### [Directions for this task]
Take the lines of the data below from the very first through the line containing "18.61, 18.68, 18.69]" and output them exactly, pictures excluded.

— Begin Dataset excerpt —

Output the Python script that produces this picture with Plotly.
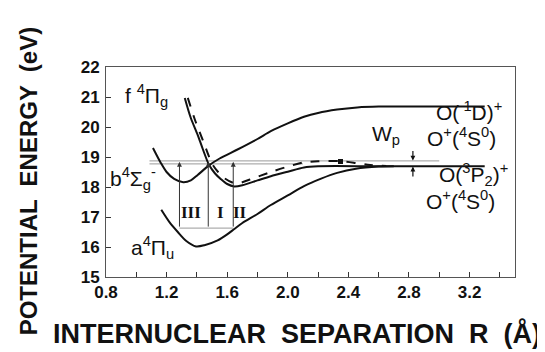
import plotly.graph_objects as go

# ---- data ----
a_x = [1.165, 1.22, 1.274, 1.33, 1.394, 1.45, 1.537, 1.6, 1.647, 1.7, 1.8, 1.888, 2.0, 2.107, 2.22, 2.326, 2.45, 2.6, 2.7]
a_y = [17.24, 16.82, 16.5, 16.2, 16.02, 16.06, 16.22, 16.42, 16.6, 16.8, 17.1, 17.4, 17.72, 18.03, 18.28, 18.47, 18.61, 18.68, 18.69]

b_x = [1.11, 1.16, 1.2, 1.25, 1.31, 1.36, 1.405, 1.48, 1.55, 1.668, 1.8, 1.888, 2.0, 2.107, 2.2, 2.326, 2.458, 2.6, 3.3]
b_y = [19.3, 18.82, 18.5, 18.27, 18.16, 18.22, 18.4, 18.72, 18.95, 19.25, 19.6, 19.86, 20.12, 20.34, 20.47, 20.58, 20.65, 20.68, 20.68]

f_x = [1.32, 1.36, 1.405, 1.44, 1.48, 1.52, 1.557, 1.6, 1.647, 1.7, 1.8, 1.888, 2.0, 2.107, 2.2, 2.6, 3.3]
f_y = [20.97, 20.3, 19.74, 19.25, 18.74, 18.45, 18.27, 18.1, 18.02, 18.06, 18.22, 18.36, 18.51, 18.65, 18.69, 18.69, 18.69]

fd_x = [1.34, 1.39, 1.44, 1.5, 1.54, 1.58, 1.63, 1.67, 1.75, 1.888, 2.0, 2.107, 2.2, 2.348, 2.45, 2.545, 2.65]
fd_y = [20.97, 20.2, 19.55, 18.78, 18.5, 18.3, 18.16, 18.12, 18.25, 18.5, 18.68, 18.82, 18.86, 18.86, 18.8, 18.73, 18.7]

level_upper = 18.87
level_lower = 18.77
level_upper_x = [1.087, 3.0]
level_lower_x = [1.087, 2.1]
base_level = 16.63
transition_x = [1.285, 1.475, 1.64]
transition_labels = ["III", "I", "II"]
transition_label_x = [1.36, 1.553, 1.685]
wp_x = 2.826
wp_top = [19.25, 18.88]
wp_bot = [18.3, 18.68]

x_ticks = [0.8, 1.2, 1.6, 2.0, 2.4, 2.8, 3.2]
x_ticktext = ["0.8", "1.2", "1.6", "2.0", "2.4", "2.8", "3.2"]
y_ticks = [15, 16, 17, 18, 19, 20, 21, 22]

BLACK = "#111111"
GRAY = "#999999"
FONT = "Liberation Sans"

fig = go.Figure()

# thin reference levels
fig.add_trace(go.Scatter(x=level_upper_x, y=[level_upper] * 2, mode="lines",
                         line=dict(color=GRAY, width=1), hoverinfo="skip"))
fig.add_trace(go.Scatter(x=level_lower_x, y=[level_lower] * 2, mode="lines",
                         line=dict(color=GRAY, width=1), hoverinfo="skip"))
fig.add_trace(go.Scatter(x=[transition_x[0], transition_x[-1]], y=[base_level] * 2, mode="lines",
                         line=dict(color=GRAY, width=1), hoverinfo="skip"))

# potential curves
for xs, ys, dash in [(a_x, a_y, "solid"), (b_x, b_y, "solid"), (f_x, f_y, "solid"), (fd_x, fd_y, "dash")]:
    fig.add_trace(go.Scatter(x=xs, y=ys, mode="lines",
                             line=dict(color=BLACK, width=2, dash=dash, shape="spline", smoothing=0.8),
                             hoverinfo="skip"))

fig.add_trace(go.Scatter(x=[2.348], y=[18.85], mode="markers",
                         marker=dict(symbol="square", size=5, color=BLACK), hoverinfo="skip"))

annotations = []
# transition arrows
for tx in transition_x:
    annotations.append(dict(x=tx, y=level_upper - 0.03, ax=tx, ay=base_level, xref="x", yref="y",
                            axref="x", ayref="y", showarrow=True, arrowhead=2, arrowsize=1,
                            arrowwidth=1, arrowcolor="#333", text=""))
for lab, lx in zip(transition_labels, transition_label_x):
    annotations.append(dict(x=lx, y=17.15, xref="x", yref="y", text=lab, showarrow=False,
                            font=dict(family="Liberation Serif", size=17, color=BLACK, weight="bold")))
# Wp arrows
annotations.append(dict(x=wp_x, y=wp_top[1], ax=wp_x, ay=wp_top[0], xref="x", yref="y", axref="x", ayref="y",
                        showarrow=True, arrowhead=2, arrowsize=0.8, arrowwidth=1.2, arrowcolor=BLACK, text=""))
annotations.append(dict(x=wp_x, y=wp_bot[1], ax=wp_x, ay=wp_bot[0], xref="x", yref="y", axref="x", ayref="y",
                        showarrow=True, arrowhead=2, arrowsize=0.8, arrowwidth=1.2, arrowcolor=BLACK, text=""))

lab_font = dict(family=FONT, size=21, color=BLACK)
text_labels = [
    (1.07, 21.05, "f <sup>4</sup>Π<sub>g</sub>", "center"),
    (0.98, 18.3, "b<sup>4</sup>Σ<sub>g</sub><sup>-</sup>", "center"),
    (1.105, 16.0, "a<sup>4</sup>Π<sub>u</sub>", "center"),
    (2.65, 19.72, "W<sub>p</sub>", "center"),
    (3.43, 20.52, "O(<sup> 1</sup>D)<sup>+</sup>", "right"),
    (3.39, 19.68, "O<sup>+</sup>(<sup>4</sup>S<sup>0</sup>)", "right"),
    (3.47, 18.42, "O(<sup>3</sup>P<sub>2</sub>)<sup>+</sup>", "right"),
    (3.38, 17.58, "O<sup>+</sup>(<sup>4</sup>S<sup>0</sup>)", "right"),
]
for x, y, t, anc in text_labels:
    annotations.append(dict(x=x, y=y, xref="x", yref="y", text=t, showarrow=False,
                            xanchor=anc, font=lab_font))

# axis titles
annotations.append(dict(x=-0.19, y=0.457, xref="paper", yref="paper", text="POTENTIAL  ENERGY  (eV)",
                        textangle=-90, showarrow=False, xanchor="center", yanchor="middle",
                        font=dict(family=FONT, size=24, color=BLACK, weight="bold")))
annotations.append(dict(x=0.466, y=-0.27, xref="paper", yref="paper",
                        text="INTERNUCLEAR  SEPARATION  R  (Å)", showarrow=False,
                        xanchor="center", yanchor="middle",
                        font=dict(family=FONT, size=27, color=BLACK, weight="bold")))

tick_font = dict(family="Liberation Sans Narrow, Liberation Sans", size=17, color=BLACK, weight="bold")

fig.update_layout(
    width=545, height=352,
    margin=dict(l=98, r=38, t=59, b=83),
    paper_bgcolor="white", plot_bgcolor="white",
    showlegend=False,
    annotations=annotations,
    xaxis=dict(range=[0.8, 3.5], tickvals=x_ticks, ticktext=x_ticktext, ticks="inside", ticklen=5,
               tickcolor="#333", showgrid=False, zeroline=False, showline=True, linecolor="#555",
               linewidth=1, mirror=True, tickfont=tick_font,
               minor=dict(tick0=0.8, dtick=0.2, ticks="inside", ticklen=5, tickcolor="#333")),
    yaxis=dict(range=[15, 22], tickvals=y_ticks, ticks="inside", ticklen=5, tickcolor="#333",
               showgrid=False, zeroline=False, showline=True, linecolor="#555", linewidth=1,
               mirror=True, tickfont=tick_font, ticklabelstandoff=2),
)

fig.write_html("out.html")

— End Dataset excerpt —

### [Answer to this problem]
Output the Python script that produces this picture with Plotly.
import plotly.graph_objects as go

# ---- data ----
a_x = [1.165, 1.22, 1.274, 1.33, 1.394, 1.45, 1.537, 1.6, 1.647, 1.7, 1.8, 1.888, 2.0, 2.107, 2.22, 2.326, 2.45, 2.6, 2.7]
a_y = [17.24, 16.82, 16.5, 16.2, 16.02, 16.06, 16.22, 16.42, 16.6, 16.8, 17.1, 17.4, 17.72, 18.03, 18.28, 18.47, 18.61, 18.68, 18.69]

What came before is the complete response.